Minnesota Statute §347.22. Damages, owner liable

If a dog, without provocation, attacks or injures any person who is acting peaceably in any place where the person may lawfully be, the owner of the dog is liable in damages to the person so attacked or injured to the full amount of the injury sustained. The term “owner” includes any person harboring or keeping a dog but the owner shall be primarily liable. The term “dog” includes both male and female of the canine species.

The statute defines “owner” to include “any person harboring or keeping a dog,” though it provides that “the owner shall be primarily liable.” Minn. Stat. § 347.22.

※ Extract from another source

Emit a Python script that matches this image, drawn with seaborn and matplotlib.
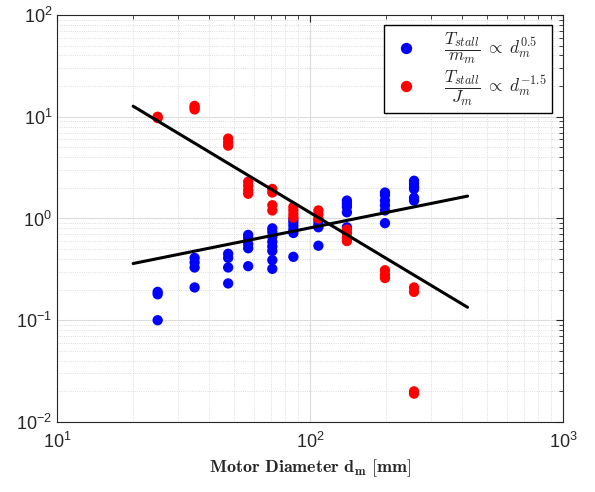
import numpy as np
import pandas as pd
import seaborn as sns
import matplotlib.pyplot as plt

# motor diameters [mm] and the measured ratios at each one
diam_blue = [25, 25, 25,
             35, 35, 35, 35,
             47.5, 47.5, 47.5, 47.5,
             57, 57, 57, 57, 57,
             71, 71, 71, 71, 71, 71, 71, 71,
             86, 86, 86, 86, 86, 86,
             108, 108, 108, 108,
             140, 140, 140, 140, 140,
             198, 198, 198, 198, 198, 198,
             258, 258, 258, 258, 258, 258]
torque_mass = [0.19, 0.18, 0.10,
               0.41, 0.37, 0.33, 0.21,
               0.45, 0.41, 0.33, 0.23,
               0.69, 0.64, 0.56, 0.51, 0.34,
               0.80, 0.74, 0.66, 0.59, 0.53, 0.48, 0.39, 0.32,
               0.98, 0.92, 0.85, 0.78, 0.72, 0.42,
               0.96, 0.88, 0.82, 0.54,
               1.50, 1.40, 1.30, 1.15, 0.82,
               1.80, 1.70, 1.50, 1.35, 1.20, 0.90,
               2.35, 2.20, 2.05, 1.95, 1.60, 1.50]

diam_red = [25, 25,
            35, 35, 35,
            47.5, 47.5, 47.5,
            57, 57, 57, 57,
            71, 71, 71, 71,
            86, 86, 86, 86,
            108, 108, 108,
            140, 140, 140, 140,
            198, 198, 198,
            258, 258, 258, 258]
torque_inertia = [10.0, 9.7,
                  12.8, 12.3, 11.8,
                  6.1, 5.6, 5.2,
                  2.3, 2.1, 1.9, 1.75,
                  1.95, 1.8, 1.35, 1.2,
                  1.3, 1.2, 1.1, 1.02,
                  1.2, 1.1, 1.0,
                  0.78, 0.72, 0.65, 0.60,
                  0.31, 0.28, 0.26,
                  0.21, 0.19, 0.020, 0.019]

# fitted trend lines (end points)
fit_x = [20, 420]
fit_blue = [0.361, 1.66]
fit_red = [12.7, 0.134]

lbl_blue = r"$\dfrac{T_{stall}}{m_m}\;\propto\; d_m^{0.5}$"
lbl_red = r"$\dfrac{T_{stall}}{J_m}\;\propto\; d_m^{-1.5}$"

df = pd.concat([
    pd.DataFrame({"d": diam_blue, "v": torque_mass, "s": lbl_blue}),
    pd.DataFrame({"d": diam_red, "v": torque_inertia, "s": lbl_red}),
])

sns.set_style("white")
plt.rcParams["font.family"] = ["Liberation Sans", "DejaVu Sans"]
plt.rcParams["mathtext.fontset"] = "cm"

fig = plt.figure(figsize=(5.95, 4.92), dpi=100)
ax = fig.add_axes([0.0958, 0.1423, 0.8502, 0.8272])

sns.scatterplot(data=df, x="d", y="v", hue="s", palette=["#0000ff", "#ff0000"],
                s=55, linewidth=0, ax=ax, zorder=3)
sns.lineplot(x=fit_x, y=fit_blue, color="black", linewidth=2.2, ax=ax, zorder=4)
sns.lineplot(x=fit_x, y=fit_red, color="black", linewidth=2.2, ax=ax, zorder=4)

ax.set_xscale("log")
ax.set_yscale("log")
ax.set_xlim(10, 1000)
ax.set_ylim(0.01, 100)

ax.grid(True, which="major", color="#dcdcdc", linewidth=0.8)
ax.grid(True, which="minor", color="#d0d0d0", linewidth=0.6, linestyle=":")
ax.set_axisbelow(True)
ax.tick_params(which="both", direction="in", top=True, right=True,
               labelsize=13, colors="#262626")
ax.tick_params(which="major", length=5)
ax.tick_params(which="minor", length=3)
ax.tick_params(axis="x", which="major", pad=7)
for sp in ax.spines.values():
    sp.set_color("#262626")
    sp.set_linewidth(0.8)

ax.set_xlabel(r"$\mathbf{Motor\ Diameter\ d_m\ [mm]}$", fontsize=13, labelpad=4)
ax.set_ylabel("")

leg = ax.legend(loc="upper right", fontsize=12.5, frameon=True, fancybox=False,
                edgecolor="black", framealpha=1, borderaxespad=0.6,
                borderpad=0.3, handletextpad=1.2, labelspacing=0.15,
                markerscale=1.1)
leg.set_title(None)
leg.get_frame().set_linewidth(1.0)

plt.savefig("out.png", dpi=100)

Minnesota courts have applied the statute in a manner most favorable to dog bite victims. It has been interpreted as an absolute, strict liability statute. Comparative fault is not permitted as a defense. Seim v. Garavalia (Minn. 1981), 306 N.W.2d 806, 810; Lewellin v. Huber, 465 N.W.2d 62 (MI 1991). As the court stated in Lewellin:

[L]iability is absolute. It makes no difference that the dog owner may have used reasonable care; negligence is beside the point. Past good behavior of the dog is irrelevant. Neither the common law affirmative defenses nor statutory comparative fault are available to the defendant dog owner. (The owner does, however, have the defenses of provocation and failure of the injured person to conduct himself peacefully while in a lawful place.) Whoever keeps or harbors the dog is subject to the statutory liability for the “full amount of the injury,” and the dog’s owner remains at all times primarily liable.

Minnesota Statute § 347.22 mandates that an owner is liable to the full amount of the injury sustained if a dog injures any person who is acting peaceably in any place where the person may lawfully be. Case law makes it clear that application of the statute is not limited to vicious attacks. The statute clearly applies to trigger liability when a dog, even without the intent to attack or be vicious, directly causes injury to someone. The Minnesota Court of Appeals in Boitz v. Preblich, 405 N.W.2d 907 (Minn. App. 1987) found that the statute applied when the defendant’s thirty pound Springer Spaniel ran out of the door and down a footpath as the plaintiff was walking. The dog “bumped into the back of his legs” and the plaintiff fell down breaking his wrist.

The Court found that the statute applied even where the dog just bumped into the plaintiff. Again the Court of Appeals demonstrated the breadth of the statute inMorris v. Weatherly, 488 N.W.2d 508 (Minn. App. 1992) when they found that the statute applied when a dog ran at the plaintiff causing him to attempt to dismount off of his bike and resulting in his falling to the ground and tearing his rotator cuff. The Court of Appeals in Morris found the statute applied even though there was no physical contact between the dog and the plaintiff. Finally, in Lewellin, on behalf of heirs of Lewellin v. Huber, 645 N.W.2d 62 (Minn. 1991) the Minnesota Supreme Court addressed the application of the statute when a dog “injures” someone as opposed to “attacks” them. The Minnesota Supreme Court said that the intent of the legislation would cover “when a dog exuberantly jumps upon or unintentionally runs into a person and injures that person”.